The material below should be written out in full and exactly; pictures stay out of the copy.

───

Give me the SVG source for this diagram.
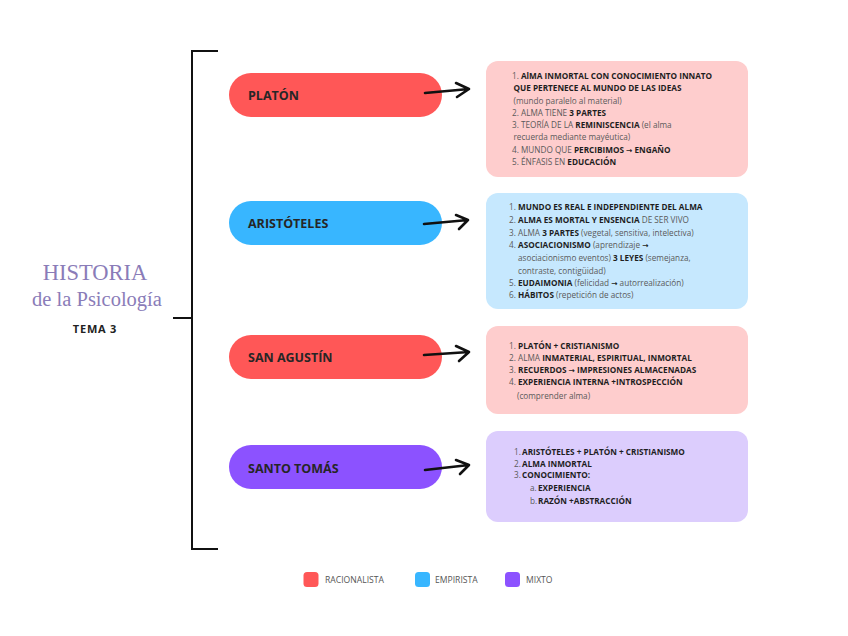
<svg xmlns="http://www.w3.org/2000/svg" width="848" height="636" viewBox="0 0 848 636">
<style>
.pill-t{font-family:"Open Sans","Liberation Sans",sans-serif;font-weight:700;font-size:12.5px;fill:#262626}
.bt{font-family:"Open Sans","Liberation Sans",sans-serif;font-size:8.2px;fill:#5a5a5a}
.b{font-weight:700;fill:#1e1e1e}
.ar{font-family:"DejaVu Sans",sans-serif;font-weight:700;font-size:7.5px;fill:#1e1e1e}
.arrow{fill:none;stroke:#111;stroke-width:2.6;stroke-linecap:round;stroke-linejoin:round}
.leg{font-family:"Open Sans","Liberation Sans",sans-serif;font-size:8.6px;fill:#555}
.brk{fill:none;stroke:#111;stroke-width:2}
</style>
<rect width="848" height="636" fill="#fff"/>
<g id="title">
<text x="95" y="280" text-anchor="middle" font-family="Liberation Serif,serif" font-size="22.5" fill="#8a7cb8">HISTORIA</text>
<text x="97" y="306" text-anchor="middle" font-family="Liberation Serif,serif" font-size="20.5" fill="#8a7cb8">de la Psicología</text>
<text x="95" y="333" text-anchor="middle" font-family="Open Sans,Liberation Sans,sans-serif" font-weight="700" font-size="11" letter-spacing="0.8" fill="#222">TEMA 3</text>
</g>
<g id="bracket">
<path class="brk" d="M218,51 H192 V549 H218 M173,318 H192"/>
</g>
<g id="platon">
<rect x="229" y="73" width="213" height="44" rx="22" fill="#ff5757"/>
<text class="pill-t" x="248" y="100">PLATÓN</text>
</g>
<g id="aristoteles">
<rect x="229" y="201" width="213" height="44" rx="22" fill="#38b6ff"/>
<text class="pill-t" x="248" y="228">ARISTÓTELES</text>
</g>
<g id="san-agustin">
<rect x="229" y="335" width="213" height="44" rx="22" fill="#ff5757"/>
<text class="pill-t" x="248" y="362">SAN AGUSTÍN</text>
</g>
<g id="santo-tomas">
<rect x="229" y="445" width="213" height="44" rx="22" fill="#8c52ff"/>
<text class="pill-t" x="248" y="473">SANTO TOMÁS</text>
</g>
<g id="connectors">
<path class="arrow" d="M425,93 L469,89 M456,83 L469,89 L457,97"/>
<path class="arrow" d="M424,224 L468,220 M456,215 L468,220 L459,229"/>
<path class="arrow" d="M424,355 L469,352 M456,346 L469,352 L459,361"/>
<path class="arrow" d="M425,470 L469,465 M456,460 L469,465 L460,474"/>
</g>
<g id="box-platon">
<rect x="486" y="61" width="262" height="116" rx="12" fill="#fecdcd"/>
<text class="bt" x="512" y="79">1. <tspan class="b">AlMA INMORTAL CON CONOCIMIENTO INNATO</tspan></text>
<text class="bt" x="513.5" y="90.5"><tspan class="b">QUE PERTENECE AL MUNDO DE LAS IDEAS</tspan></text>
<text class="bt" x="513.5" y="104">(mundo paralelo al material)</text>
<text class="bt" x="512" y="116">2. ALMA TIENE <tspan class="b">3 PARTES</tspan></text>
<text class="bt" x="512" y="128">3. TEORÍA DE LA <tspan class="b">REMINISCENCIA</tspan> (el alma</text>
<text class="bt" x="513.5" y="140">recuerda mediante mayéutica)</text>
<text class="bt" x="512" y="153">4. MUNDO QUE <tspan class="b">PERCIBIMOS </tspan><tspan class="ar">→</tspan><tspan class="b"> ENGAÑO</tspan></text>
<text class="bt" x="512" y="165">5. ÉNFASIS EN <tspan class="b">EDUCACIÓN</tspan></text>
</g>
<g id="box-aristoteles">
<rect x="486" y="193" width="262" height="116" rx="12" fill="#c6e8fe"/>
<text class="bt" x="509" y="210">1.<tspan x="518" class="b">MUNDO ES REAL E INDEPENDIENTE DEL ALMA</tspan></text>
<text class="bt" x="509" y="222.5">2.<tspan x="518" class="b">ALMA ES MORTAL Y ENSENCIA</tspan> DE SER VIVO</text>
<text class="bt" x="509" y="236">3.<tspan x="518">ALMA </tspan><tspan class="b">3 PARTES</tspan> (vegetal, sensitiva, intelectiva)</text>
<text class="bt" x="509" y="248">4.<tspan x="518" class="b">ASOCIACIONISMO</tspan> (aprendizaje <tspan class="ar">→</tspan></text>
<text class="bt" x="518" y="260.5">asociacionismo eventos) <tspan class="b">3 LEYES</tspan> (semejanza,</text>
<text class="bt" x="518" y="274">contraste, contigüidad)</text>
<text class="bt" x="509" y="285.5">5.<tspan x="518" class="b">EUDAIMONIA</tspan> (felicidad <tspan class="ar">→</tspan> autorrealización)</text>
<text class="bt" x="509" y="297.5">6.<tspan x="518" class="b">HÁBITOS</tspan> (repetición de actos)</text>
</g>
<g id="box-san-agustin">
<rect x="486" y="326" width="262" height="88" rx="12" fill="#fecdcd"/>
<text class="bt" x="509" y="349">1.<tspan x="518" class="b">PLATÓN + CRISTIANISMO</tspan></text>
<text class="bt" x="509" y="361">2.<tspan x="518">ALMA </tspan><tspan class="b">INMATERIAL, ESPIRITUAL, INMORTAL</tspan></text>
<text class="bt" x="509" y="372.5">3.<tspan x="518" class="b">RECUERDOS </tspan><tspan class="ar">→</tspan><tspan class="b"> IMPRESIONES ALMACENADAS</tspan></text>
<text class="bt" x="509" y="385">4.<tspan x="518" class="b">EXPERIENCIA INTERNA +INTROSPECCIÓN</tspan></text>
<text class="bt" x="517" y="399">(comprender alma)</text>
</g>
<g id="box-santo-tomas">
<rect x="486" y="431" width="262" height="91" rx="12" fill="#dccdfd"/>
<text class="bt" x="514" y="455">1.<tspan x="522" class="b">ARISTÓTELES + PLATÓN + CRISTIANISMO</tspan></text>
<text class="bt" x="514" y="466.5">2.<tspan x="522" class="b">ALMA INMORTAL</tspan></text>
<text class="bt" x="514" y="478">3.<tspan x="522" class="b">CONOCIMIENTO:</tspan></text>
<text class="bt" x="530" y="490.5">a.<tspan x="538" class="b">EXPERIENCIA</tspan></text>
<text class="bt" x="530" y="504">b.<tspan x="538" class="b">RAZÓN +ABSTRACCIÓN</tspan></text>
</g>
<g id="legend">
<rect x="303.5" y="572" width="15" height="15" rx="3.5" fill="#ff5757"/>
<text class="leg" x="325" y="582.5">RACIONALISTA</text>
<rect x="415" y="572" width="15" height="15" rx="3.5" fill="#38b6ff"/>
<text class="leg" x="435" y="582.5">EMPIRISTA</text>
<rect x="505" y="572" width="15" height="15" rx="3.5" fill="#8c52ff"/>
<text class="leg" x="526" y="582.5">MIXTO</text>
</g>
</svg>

───

_RESULT:_
Give me the SVG source for this diagram.
<svg xmlns="http://www.w3.org/2000/svg" width="848" height="636" viewBox="0 0 848 636">
<style>
.pill-t{font-family:"Open Sans","Liberation Sans",sans-serif;font-weight:700;font-size:12.5px;fill:#262626}
.bt{font-family:"Open Sans","Liberation Sans",sans-serif;font-size:8.2px;fill:#5a5a5a}
.b{font-weight:700;fill:#1e1e1e}
.ar{font-family:"DejaVu Sans",sans-serif;font-weight:700;font-size:7.5px;fill:#1e1e1e}
.arrow{fill:none;stroke:#111;stroke-width:2.6;stroke-linecap:round;stroke-linejoin:round}
.leg{font-family:"Open Sans","Liberation Sans",sans-serif;font-size:8.6px;fill:#555}
.brk{fill:none;stroke:#111;stroke-width:2}
</style>
<rect width="848" height="636" fill="#fff"/>
<g id="title">
<text x="95" y="280" text-anchor="middle" font-family="Liberation Serif,serif" font-size="22.5" fill="#8a7cb8">HISTORIA</text>
<text x="97" y="306" text-anchor="middle" font-family="Liberation Serif,serif" font-size="20.5" fill="#8a7cb8">de la Psicología</text>
<text x="95" y="333" text-anchor="middle" font-family="Open Sans,Liberation Sans,sans-serif" font-weight="700" font-size="11" letter-spacing="0.8" fill="#222">TEMA 3</text>
</g>
<g id="bracket">
<path class="brk" d="M218,51 H192 V549 H218 M173,318 H192"/>
</g>
<g id="platon">
<rect x="229" y="73" width="213" height="44" rx="22" fill="#ff5757"/>
<text class="pill-t" x="248" y="100">PLATÓN</text>
</g>
<g id="aristoteles">
<rect x="229" y="201" width="213" height="44" rx="22" fill="#38b6ff"/>
<text class="pill-t" x="248" y="228">ARISTÓTELES</text>
</g>
<g id="san-agustin">
<rect x="229" y="335" width="213" height="44" rx="22" fill="#ff5757"/>
<text class="pill-t" x="248" y="362">SAN AGUSTÍN</text>
</g>
<g id="santo-tomas">
<rect x="229" y="445" width="213" height="44" rx="22" fill="#8c52ff"/>
<text class="pill-t" x="248" y="473">SANTO TOMÁS</text>
</g>
<g id="connectors">
<path class="arrow" d="M425,93 L469,89 M456,83 L469,89 L457,97"/>
<path class="arrow" d="M424,224 L468,220 M456,215 L468,220 L459,229"/>
<path class="arrow" d="M424,355 L469,352 M456,346 L469,352 L459,361"/>
<path class="arrow" d="M425,470 L469,465 M456,460 L469,465 L460,474"/>
</g>
<g id="box-platon">
<rect x="486" y="61" width="262" height="116" rx="12" fill="#fecdcd"/>
<text class="bt" x="512" y="79">1. <tspan class="b">AlMA INMORTAL CON CONOCIMIENTO INNATO</tspan></text>
<text class="bt" x="513.5" y="90.5"><tspan class="b">QUE PERTENECE AL MUNDO DE LAS IDEAS</tspan></text>
<text class="bt" x="513.5" y="104">(mundo paralelo al material)</text>
<text class="bt" x="512" y="116">2. ALMA TIENE <tspan class="b">3 PARTES</tspan></text>
<text class="bt" x="512" y="128">3. TEORÍA DE LA <tspan class="b">REMINISCENCIA</tspan> (el alma</text>
<text class="bt" x="513.5" y="140">recuerda mediante mayéutica)</text>
<text class="bt" x="512" y="153">4. MUNDO QUE <tspan class="b">PERCIBIMOS </tspan><tspan class="ar">→</tspan><tspan class="b"> ENGAÑO</tspan></text>
<text class="bt" x="512" y="165">5. ÉNFASIS EN <tspan class="b">EDUCACIÓN</tspan></text>
</g>
<g id="box-aristoteles">
<rect x="486" y="193" width="262" height="116" rx="12" fill="#c6e8fe"/>
<text class="bt" x="509" y="210">1.<tspan x="518" class="b">MUNDO ES REAL E INDEPENDIENTE DEL ALMA</tspan></text>
<text class="bt" x="509" y="222.5">2.<tspan x="518" class="b">ALMA ES MORTAL Y ENSENCIA</tspan> DE SER VIVO</text>
<text class="bt" x="509" y="236">3.<tspan x="518">ALMA </tspan><tspan class="b">3 PARTES</tspan> (vegetal, sensitiva, intelectiva)</text>
<text class="bt" x="509" y="248">4.<tspan x="518" class="b">ASOCIACIONISMO</tspan> (aprendizaje <tspan class="ar">→</tspan></text>
<text class="bt" x="518" y="260.5">asociacionismo eventos) <tspan class="b">3 LEYES</tspan> (semejanza,</text>
<text class="bt" x="518" y="274">contraste, contigüidad)</text>
<text class="bt" x="509" y="285.5">5.<tspan x="518" class="b">EUDAIMONIA</tspan> (felicidad <tspan class="ar">→</tspan> autorrealización)</text>
<text class="bt" x="509" y="297.5">6.<tspan x="518" class="b">HÁBITOS</tspan> (repetición de actos)</text>
</g>
<g id="box-san-agustin">
<rect x="486" y="326" width="262" height="88" rx="12" fill="#fecdcd"/>
<text class="bt" x="509" y="349">1.<tspan x="518" class="b">PLATÓN + CRISTIANISMO</tspan></text>
<text class="bt" x="509" y="361">2.<tspan x="518">ALMA </tspan><tspan class="b">INMATERIAL, ESPIRITUAL, INMORTAL</tspan></text>
<text class="bt" x="509" y="372.5">3.<tspan x="518" class="b">RECUERDOS </tspan><tspan class="ar">→</tspan><tspan class="b"> IMPRESIONES ALMACENADAS</tspan></text>
<text class="bt" x="509" y="385">4.<tspan x="518" class="b">EXPERIENCIA INTERNA +INTROSPECCIÓN</tspan></text>
<text class="bt" x="517" y="399">(comprender alma)</text>
</g>
<g id="box-santo-tomas">
<rect x="486" y="431" width="262" height="91" rx="12" fill="#dccdfd"/>
<text class="bt" x="514" y="455">1.<tspan x="522" class="b">ARISTÓTELES + PLATÓN + CRISTIANISMO</tspan></text>
<text class="bt" x="514" y="466.5">2.<tspan x="522" class="b">ALMA INMORTAL</tspan></text>
<text class="bt" x="514" y="478">3.<tspan x="522" class="b">CONOCIMIENTO:</tspan></text>
<text class="bt" x="530" y="490.5">a.<tspan x="538" class="b">EXPERIENCIA</tspan></text>
<text class="bt" x="530" y="504">b.<tspan x="538" class="b">RAZÓN +ABSTRACCIÓN</tspan></text>
</g>
<g id="legend">
<rect x="303.5" y="572" width="15" height="15" rx="3.5" fill="#ff5757"/>
<text class="leg" x="325" y="582.5">RACIONALISTA</text>
<rect x="415" y="572" width="15" height="15" rx="3.5" fill="#38b6ff"/>
<text class="leg" x="435" y="582.5">EMPIRISTA</text>
<rect x="505" y="572" width="15" height="15" rx="3.5" fill="#8c52ff"/>
<text class="leg" x="526" y="582.5">MIXTO</text>
</g>
</svg>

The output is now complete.